Poverty and Homelessness Week raises awareness at Centre
The Centre community is invited to raise awareness about the difficulties many Americans face by participating in daily events for Poverty and Homelessness Week, Nov. 14-18.
“The importance of Poverty and Homelessness Week is to show students through action and word of mouth the value of humanity,” says Christin Gong ’13, treasurer for Centre Action Reaches Everyone (CARE). “As students, we can sometimes overlook our community and the people in need. Poverty and Homelessness Week helps to remind the students that poverty is prevalent everywhere, and they can help.”
An annual occurrence, Poverty and Homelessness Week kicks off with the Farm to Cafeteria Banquet on Monday, Nov. 14, from 5-7 p.m. in the Combs Center. The food served at the banquet will be made entirely from goods produced in the region.
“The banquet is meant to start a discussion about what we at Centre can do to promote local and sustainable food — and why doing so is an ethical obligation,” says assistant professor of philosophy Daniel Kirchner. “One of the central difficulties in doing so is in battling the notion that local sustainable food is more expensive, and answering the problems of poverty and food justice that we already have to try to address even without advocating for local food.”
Following the meal will be a discussion about making ethical decisions in regards to food, including how those who are impoverished can eat in a sustainable way. As registration is required to attend the banquet, contact Shayne Jarman at firstname.lastname@example.org about availability of tickets.
On Tuesday, Nov. 15, an OxFam Fast will take place during lunch. Participants are encouraged to visit the Campus Center to make a donation to OxFam. Later that day, a documentary on homelessness in America will be screened, with the time and location yet to be determined.
Students and community members can purchase handmade items from artists around the world at A World Marketplace. The event will take place in the Ewen Room of the Campus Center from 9 a.m. to 5:30 p.m. on Wednesday, Nov. 16. Proceeds benefit a variety of causes, including SERRV and Beads for Life.
Ben Sollee, a virtuoso cellist from Lexington, will perform and discuss environmental responsibility in a convocation on Thursday, Nov. 17 at 8 p.m. in Weisiger Theatre. Sollee intends to raise awareness of mountaintop removal in Appalachia and its effects on the surrounding communities.
“It’s easy to get comfortable in the Centre Bubble. I really hope that Ben, and Poverty and Homelessness Week in general, push us to take action to improve a region of the United States that runs through our state,” says Anne Evans ’12, who played a part in bringing Sollee to Centre for Poverty and Homelessness Week. “Hopefully, we’ll all feel encouraged to genuinely think of all people as valuable and then to also make others feel valuable, no matter what their economic status or education level is.”
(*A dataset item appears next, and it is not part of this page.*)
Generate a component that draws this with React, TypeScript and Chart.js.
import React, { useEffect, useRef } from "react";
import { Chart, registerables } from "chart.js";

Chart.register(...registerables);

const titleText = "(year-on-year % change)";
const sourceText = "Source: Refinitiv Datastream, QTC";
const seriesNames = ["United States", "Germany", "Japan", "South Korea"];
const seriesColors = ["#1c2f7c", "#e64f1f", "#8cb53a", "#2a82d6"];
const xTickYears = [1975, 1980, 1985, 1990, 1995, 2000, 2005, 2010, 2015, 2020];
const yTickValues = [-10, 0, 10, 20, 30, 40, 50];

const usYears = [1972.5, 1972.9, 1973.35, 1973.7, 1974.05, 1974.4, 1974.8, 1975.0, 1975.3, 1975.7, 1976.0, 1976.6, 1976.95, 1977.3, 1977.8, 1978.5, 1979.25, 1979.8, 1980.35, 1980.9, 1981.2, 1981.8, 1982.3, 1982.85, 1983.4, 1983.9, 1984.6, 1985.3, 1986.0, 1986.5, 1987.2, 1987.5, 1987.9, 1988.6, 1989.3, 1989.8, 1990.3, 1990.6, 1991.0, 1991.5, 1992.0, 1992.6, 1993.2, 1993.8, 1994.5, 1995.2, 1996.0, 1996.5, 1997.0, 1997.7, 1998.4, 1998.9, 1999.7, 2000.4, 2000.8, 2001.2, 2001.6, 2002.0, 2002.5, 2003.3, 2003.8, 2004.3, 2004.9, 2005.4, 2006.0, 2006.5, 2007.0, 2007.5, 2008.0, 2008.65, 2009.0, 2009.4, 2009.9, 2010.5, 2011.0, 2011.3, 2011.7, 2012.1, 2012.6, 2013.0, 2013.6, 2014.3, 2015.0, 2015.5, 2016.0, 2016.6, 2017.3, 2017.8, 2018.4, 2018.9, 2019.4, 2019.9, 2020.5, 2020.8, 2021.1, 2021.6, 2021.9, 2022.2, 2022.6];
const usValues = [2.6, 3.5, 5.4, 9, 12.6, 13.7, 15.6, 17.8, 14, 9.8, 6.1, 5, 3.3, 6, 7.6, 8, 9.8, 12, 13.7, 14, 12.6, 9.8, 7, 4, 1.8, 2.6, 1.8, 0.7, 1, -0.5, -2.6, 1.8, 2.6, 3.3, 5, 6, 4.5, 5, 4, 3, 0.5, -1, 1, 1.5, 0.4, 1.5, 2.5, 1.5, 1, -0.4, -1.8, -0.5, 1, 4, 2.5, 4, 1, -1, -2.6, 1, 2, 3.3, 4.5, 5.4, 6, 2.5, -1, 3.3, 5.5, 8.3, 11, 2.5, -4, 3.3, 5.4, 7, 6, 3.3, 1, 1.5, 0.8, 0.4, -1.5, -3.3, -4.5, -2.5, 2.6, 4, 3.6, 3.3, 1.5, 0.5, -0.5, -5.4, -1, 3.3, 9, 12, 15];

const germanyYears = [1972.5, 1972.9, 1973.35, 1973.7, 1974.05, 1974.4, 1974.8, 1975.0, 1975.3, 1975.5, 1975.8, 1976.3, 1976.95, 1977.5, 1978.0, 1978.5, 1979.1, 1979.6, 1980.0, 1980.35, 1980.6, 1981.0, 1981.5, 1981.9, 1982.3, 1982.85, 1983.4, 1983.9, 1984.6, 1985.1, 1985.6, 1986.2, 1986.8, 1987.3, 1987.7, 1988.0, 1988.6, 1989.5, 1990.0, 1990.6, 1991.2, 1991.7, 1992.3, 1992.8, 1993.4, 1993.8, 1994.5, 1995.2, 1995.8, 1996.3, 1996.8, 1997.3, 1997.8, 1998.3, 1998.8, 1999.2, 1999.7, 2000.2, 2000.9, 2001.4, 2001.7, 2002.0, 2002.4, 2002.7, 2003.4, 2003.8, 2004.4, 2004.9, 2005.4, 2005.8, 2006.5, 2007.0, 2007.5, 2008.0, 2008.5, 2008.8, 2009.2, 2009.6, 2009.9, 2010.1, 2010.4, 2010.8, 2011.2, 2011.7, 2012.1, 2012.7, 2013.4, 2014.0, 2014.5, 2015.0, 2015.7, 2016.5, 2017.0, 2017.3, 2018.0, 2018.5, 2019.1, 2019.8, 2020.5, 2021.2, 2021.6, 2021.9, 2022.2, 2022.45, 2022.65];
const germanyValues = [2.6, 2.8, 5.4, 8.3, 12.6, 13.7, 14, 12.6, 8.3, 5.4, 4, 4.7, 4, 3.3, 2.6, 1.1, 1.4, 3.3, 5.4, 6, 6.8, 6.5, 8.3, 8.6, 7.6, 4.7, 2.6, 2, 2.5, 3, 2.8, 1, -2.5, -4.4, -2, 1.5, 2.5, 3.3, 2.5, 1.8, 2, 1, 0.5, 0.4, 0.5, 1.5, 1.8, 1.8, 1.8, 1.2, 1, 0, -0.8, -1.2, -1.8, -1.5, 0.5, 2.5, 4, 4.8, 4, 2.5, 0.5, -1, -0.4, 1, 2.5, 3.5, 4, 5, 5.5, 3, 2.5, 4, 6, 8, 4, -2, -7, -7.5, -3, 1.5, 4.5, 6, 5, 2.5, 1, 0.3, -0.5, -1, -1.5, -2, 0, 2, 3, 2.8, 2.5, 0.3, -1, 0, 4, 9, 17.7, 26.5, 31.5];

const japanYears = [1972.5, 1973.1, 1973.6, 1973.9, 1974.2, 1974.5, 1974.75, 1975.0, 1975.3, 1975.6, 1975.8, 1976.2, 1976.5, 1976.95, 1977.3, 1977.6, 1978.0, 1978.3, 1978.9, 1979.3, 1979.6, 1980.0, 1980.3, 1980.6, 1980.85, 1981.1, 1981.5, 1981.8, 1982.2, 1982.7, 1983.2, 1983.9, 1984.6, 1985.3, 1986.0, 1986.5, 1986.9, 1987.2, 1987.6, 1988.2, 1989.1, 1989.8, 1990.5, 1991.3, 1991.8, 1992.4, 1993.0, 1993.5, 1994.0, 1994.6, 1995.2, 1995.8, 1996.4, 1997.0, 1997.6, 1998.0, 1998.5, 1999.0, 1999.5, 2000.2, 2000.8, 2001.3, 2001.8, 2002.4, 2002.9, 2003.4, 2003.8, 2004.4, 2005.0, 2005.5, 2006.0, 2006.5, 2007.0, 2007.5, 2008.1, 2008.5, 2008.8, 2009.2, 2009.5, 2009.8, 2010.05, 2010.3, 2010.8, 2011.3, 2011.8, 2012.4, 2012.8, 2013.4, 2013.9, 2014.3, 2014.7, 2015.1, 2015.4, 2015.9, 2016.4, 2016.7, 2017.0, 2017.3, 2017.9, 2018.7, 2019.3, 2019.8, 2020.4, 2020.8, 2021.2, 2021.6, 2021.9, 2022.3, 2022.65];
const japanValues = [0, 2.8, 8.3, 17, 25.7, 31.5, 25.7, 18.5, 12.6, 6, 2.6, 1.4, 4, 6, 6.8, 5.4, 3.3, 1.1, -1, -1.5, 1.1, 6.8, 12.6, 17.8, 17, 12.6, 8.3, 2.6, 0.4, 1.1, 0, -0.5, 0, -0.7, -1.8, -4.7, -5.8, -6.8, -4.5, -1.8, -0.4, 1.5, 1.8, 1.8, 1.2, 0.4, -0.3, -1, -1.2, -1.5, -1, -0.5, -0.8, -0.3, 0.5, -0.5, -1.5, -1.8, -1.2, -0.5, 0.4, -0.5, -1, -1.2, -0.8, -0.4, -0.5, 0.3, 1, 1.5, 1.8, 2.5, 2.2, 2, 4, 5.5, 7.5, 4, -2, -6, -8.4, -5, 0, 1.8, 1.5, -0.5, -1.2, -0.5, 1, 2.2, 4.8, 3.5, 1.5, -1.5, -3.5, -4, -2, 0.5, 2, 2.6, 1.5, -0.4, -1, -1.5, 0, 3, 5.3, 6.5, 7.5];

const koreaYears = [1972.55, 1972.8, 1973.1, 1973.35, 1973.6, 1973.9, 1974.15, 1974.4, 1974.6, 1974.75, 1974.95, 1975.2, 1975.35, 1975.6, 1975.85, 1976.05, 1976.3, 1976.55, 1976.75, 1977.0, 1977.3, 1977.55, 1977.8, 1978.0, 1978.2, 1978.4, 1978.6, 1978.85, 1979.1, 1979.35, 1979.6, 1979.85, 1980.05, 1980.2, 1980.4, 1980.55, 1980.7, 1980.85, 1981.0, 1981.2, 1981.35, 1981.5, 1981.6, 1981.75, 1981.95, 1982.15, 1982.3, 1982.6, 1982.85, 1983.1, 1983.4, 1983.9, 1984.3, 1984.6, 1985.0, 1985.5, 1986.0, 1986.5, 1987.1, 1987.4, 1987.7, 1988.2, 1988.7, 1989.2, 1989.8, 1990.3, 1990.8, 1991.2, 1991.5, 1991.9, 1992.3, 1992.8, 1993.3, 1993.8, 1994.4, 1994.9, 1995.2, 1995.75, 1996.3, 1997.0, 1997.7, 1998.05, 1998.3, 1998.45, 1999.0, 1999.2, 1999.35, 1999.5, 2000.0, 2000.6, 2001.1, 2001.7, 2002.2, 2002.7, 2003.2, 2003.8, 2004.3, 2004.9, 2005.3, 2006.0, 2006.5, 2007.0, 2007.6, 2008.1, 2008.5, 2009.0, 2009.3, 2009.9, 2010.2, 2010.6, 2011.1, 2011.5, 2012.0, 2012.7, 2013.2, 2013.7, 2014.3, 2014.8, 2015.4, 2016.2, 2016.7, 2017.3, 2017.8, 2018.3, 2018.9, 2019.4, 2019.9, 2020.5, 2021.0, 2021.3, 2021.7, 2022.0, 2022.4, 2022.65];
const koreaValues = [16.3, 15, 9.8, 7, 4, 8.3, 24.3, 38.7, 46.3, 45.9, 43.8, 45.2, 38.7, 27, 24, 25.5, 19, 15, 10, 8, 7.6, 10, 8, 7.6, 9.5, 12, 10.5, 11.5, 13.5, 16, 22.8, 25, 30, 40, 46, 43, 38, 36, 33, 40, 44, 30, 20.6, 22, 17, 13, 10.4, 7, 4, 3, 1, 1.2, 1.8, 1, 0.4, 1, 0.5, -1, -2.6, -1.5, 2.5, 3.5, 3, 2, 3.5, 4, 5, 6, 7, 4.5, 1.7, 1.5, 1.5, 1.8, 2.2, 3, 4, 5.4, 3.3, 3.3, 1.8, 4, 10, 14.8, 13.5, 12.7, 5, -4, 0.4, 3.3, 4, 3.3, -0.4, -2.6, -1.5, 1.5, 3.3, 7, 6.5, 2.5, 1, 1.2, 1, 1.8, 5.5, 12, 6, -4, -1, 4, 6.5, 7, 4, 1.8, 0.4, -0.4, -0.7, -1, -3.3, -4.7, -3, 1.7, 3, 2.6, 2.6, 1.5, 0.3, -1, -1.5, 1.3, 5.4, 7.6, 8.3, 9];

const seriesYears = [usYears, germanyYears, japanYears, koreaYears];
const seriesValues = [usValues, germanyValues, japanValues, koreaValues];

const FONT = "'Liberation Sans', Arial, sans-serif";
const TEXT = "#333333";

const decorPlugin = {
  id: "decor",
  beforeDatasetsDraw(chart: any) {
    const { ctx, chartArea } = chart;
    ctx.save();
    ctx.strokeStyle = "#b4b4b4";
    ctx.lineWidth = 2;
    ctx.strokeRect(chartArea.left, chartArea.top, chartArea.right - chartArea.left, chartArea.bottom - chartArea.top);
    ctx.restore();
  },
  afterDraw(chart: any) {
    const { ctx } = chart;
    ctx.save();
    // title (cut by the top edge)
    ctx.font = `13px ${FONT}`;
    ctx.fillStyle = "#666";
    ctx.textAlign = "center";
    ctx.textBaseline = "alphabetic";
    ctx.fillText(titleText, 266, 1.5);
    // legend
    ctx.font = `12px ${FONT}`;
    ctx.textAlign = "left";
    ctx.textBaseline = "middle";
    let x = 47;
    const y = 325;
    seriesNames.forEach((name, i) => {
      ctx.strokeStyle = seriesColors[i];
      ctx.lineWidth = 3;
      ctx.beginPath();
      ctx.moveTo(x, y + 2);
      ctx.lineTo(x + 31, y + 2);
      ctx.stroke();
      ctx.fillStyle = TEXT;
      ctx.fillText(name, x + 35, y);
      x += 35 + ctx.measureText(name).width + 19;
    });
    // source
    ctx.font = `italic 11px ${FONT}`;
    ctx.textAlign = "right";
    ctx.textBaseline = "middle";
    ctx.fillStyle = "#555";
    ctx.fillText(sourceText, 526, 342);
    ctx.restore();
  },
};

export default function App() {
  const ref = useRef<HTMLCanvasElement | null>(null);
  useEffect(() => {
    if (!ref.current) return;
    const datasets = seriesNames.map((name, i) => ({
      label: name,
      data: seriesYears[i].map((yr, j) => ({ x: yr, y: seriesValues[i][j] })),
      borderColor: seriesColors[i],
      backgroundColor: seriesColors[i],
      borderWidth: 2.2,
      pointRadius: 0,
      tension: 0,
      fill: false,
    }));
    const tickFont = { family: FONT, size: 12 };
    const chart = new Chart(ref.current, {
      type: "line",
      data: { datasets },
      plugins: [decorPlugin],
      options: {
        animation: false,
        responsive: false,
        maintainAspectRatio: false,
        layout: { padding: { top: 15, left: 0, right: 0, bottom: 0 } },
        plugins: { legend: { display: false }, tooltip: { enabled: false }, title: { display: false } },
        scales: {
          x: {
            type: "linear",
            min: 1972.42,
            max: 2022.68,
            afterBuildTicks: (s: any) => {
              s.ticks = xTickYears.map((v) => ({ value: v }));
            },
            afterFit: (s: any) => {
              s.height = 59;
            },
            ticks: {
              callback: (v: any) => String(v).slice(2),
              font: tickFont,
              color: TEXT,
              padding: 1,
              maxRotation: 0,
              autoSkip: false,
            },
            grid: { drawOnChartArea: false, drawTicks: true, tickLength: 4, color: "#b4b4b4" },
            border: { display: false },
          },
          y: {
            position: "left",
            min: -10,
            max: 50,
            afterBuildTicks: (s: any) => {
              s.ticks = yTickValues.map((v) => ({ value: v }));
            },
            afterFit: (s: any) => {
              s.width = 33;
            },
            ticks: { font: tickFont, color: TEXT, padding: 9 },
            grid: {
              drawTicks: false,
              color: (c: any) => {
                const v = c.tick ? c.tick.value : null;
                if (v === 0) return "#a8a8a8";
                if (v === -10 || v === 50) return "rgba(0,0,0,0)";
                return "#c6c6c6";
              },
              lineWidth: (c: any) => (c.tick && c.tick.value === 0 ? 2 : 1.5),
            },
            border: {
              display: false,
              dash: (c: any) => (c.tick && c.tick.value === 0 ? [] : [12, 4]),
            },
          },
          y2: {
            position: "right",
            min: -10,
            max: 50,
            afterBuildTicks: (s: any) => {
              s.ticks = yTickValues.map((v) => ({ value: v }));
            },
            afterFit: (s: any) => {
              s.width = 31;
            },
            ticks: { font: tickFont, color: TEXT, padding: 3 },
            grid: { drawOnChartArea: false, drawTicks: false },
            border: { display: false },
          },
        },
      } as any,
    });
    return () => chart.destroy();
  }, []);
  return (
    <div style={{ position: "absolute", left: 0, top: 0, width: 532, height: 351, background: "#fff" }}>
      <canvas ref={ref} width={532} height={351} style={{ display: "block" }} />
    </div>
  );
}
Later in the evening on Nov. 17, Alpha Phi Omega, Centre’s service fraternity, will have its annual Box Sleep-Out, spending the night sleeping in boxes in front of Old Centre.
“Box Sleep Out is a yearly event APO does in order to raise awareness of the poverty and homelessness issue facing America,” says Michael Risley ’12. “The Sleep Out is completely open to anyone who would like to attend, and we would love for non-APO members to come.”
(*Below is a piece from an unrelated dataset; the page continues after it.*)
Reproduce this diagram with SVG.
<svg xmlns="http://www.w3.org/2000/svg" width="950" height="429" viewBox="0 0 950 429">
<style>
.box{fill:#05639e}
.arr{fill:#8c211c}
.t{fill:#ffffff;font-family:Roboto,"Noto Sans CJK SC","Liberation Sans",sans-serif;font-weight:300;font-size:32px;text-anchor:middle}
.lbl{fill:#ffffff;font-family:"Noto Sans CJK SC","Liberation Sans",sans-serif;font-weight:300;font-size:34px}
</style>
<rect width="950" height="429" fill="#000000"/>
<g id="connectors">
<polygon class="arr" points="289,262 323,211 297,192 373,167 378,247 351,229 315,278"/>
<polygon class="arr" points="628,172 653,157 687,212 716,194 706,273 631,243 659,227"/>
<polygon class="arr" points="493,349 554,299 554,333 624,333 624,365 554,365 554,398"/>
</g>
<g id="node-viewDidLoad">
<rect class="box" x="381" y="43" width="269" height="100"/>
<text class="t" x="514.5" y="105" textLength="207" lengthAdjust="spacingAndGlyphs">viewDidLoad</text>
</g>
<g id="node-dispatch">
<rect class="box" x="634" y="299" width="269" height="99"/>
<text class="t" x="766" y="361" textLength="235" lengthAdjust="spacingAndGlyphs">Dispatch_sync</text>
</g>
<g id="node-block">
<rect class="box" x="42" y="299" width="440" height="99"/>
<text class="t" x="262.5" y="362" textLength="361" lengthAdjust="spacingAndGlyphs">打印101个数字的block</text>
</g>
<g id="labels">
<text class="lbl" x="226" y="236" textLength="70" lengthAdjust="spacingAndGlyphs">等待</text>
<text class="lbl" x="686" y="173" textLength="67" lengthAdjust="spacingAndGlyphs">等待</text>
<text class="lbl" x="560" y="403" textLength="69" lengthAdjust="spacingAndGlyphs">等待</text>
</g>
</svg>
Poverty and Homelessness Week will close with the OxFam Hunger Banquet on Friday, Nov. 18.
“I love all the events, but the most eye-opening event for me is the Hunger Banquet,” Gong says. “We all say we know what poverty feels like because we see people who are impoverished, but the Hunger Banquet allows the separation of poverty and the rest of the world sink in. The Hunger Banquet is a simulation that I feel everyone should experience at least once. It’s definitely my favorite my event!”
The students involved with Poverty and Homelessness Week hope each event inspires the Centre community to look at the world in a different light and help improve it in some way.
“I hope that students take away a greater awareness and understanding of the poverty in our community, our country and our world,” says Ethan Epping ’12. “It’s easy to insulate yourself at Centre, oblivious to problems outside of your next test or paper, but when there are people struggling to feed their families, it puts our issues as Centre students in a whole new perspective.”
“Hopefully, it will help students, who easily become stressed about a C on an exam, put things back into perspective,” adds Evans. “In a nutshell, the message I hope our community takes away from this week is the importance of people helping people.”